Pablo Escobar estaba acorralado. Llevaba seis meses
burlando a la policía y a sus enemigos, que habían desatado contra él
una cacería implacable. Los buscaba todo mundo: la policía; la DEA y la
CIA; los paramilitares; los miembros del Cartel de Cali. Hasta ahora,
diciembre de 1993, Escobar había burlado con cierto éxito a sus
perseguidores. Pero tarde o temprano iba a caer. Tenía que caer.
La
inteligencia oficial estaba cada vez más cerca de él. Una ‘alianza
estratégica’ entre las autoridades colombianas, las agencias antidrogas
de los Estados Unidos y miembros de los ‘paras’ y otros narcos,
especialmente los Rodríguez Orejuela, líderes del
cartel de Cali, duros enemigos del capo, fueron cerrando el cerco que
terminó con su caída. Sabían que se escondía en un barrio residencial de
Medellín. Sabían que estaba solo. Sabían que estaba enfermo.
La
tarde de ese dos de diciembre, Escobar cometió el descuido definitivo.
Preocupado por su familia, y quizás buscando una arreglo con el Estado
para que a los suyos no les pasara nada, hizo una llamada. Habló con su
hijo. Puede que todavía, con el auricular en la mano, se percatara de la
presencia de la policía que luego de triangular la llamada, lo había
encontrado.
Apenas sintió que el Bloque de búsqueda tiraba la
puerta, Escobar y alias ‘Limón’, único escolta que tenía entonces,
emprendieron la huida por los techos de la casa, en medio de una lluvia
de balas. ‘Limón’ cayó en una azotea.
Pocos metros después, con dos tiros certeros, uno en el corazón y otro en la cabeza, estaba Pablo Escobar.
Uno de los primeros en estar ahí, quizás, incluso, quien disparó la bala definitiva fue el Coronel Hugo Aguilar.
En una de las fotos, de las primeras en salir, se le ve a él, con una
sonrisa de triunfo, al lado del cadáver del capo. Quería mostrar que esa
victoria era suya más que de cualquier otro. Él, que por años había
perseguido a Escobar. Él, que quizás había sacrificado tanto. Él, que se
merecía un trofeo.
O de pronto no se merecía nada. Por el mito,
pero también por la cantidad de enemigos, todos interesados en la muerte
de Escobar, se dice mucho sobre su muerte. Diego Murillo ‘Don Berna’, dijo que el tiro definitivo lo había dado su hermano ‘Semilla’. Otro paramilitar, Carlos Castaño, dijo que quien disparó fue él. La policía, en voz del general Naranjo, dijo que el responsable fue un policía anónimo. La familia de Escobar insiste en que no lo mataron sino que se suicidó.
El
único que dice que Aguilar mató a Escobar es él mismo. Fue el primero
en tomarse una foto con el cuerpo. Lo de más es mito. Pero como que ese
recuerdo no le bastó y se guardó otra cosa: una Sic Saur, arma preferida del narco.

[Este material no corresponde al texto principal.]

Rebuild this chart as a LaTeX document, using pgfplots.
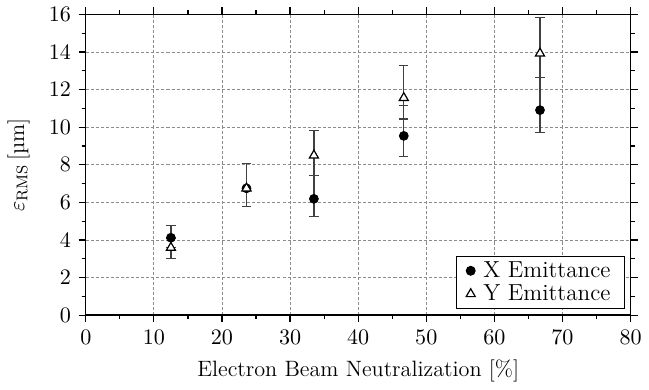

En otra foto se ven, al lado de Escobar, dos armas: una Glock y Sic Saur.
La glock no había sido disparada y estaba dentro de la cartuchera. La
Sic sauer reposaba al lado de la mano de Escobar, con apenas una última
bala en el proveedor. De la Saur se sabe, era el arma preferida del narco,
que lo acompañó casi siempre, y con la que se dicen, entre tantas
versiones, que se habría suicidado cuando se encontró acorralado en
aquel techo de una casa en Medellín.
Sin embargo esa pistola nunca fue entregada entre los objetos decomisados al muerto. Se dijo, desde entonces, que “estaba perdida”.
En realidad la tenía Aguilar. Este domingo, en una columna de la revista Semana, Daniel Coronel reveló un vídeo que lo prueba.
“La
pistola de Pablo yo la cambié –dijo Aguilar–. Yo hice dos cosas: paré
el reloj, lo quité y lo entregué mediante un oficio… eso reposa en el
museo de la Policía. La pistola sí se le cambié; por la historia, la pistola yo la conservo”.
En 2013, Hugo Heliodoro Aguilar fue condenado a 9 años por parapolítica. “El coronel puede agregar ahora a su palmarés delincuencial hurto, peculado y manipulación de evidencia”, concluyo Coronell en su columna.